**EXERCISE DIRECTIONS**
Find the lines containing "this" and say how many there are, with no other words.

**DATA**
────────

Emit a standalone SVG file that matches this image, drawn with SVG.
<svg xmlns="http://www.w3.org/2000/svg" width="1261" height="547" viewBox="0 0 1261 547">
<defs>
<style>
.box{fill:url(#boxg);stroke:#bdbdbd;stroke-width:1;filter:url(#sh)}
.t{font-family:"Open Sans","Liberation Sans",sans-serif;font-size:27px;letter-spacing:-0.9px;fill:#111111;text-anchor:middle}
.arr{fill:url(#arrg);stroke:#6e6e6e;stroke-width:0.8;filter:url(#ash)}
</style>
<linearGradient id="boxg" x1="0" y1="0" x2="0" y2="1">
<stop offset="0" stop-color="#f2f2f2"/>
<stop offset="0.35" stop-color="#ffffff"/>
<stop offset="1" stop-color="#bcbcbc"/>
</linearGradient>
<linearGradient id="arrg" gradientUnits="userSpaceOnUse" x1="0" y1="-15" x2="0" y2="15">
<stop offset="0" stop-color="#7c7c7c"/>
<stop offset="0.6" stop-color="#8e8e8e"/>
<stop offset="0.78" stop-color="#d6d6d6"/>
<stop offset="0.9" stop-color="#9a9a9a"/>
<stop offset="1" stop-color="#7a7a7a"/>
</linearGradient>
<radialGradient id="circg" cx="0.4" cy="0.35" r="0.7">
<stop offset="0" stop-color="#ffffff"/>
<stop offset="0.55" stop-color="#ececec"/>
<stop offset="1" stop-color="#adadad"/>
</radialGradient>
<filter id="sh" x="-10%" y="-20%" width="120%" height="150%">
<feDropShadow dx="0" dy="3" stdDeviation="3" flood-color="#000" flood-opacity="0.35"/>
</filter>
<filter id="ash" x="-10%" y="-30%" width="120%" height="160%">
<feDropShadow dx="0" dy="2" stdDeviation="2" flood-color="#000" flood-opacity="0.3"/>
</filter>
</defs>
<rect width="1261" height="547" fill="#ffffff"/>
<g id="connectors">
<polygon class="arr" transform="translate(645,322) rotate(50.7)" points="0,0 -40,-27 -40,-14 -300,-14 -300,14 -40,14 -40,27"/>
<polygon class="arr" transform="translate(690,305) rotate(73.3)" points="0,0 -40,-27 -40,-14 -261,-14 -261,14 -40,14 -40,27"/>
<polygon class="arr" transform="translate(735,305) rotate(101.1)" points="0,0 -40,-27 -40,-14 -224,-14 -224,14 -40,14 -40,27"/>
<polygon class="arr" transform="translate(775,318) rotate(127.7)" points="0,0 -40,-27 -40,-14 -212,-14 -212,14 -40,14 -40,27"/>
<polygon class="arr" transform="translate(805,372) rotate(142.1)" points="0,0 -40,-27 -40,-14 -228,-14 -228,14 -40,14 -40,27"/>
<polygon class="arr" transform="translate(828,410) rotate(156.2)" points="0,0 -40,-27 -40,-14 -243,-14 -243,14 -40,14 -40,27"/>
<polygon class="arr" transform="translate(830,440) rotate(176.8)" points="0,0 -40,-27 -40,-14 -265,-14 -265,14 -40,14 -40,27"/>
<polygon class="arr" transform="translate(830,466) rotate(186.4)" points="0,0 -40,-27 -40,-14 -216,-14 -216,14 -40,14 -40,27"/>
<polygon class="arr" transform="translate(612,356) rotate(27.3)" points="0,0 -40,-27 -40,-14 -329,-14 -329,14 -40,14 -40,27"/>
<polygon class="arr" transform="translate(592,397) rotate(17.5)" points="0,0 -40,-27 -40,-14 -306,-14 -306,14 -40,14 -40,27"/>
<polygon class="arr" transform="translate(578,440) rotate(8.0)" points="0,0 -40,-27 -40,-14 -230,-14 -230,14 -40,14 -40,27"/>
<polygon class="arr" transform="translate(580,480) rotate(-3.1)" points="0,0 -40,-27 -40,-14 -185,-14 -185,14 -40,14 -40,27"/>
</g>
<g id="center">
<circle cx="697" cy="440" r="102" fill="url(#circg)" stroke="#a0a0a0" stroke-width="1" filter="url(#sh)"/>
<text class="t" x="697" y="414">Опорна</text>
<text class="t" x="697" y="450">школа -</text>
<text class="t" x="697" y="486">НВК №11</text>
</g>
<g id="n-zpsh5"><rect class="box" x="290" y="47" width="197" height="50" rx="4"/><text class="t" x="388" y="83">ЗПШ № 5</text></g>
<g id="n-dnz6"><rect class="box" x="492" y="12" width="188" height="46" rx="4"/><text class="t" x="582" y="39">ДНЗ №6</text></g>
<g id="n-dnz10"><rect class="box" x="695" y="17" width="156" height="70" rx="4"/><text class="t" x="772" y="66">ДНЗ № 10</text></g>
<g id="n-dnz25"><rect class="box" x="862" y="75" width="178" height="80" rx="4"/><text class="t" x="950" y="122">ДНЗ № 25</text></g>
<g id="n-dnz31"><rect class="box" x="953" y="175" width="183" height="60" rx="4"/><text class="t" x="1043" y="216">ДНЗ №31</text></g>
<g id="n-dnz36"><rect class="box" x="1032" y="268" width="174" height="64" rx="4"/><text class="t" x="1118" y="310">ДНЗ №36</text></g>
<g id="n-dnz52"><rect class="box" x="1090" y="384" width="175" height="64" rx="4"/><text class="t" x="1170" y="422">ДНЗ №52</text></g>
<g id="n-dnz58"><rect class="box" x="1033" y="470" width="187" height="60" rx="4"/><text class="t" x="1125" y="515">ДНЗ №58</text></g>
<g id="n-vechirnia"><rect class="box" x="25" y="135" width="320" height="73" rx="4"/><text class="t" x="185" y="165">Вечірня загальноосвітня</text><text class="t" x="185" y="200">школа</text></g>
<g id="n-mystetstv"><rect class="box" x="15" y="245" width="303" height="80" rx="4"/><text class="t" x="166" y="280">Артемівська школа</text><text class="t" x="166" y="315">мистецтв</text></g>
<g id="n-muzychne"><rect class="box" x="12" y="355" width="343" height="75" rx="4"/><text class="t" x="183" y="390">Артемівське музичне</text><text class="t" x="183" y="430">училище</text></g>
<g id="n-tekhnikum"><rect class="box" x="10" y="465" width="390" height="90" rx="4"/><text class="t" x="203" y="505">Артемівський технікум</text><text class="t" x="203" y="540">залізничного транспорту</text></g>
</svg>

────────

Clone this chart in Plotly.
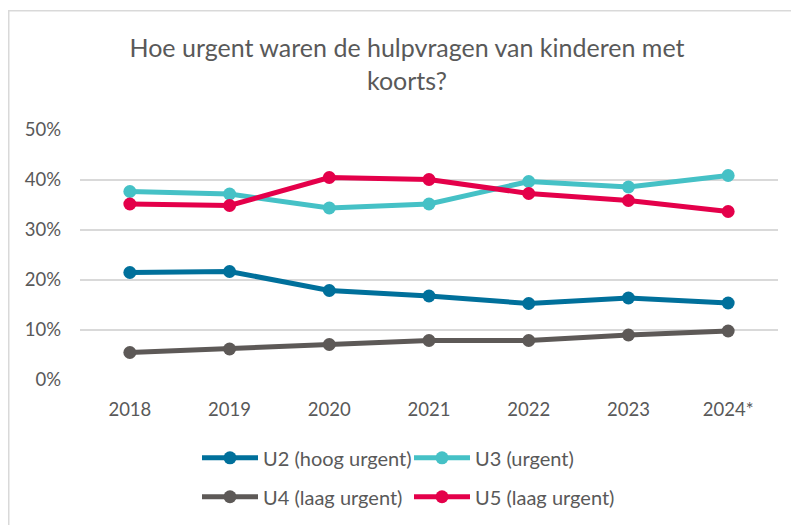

────────

**OUTPUT OF THE TASK**
2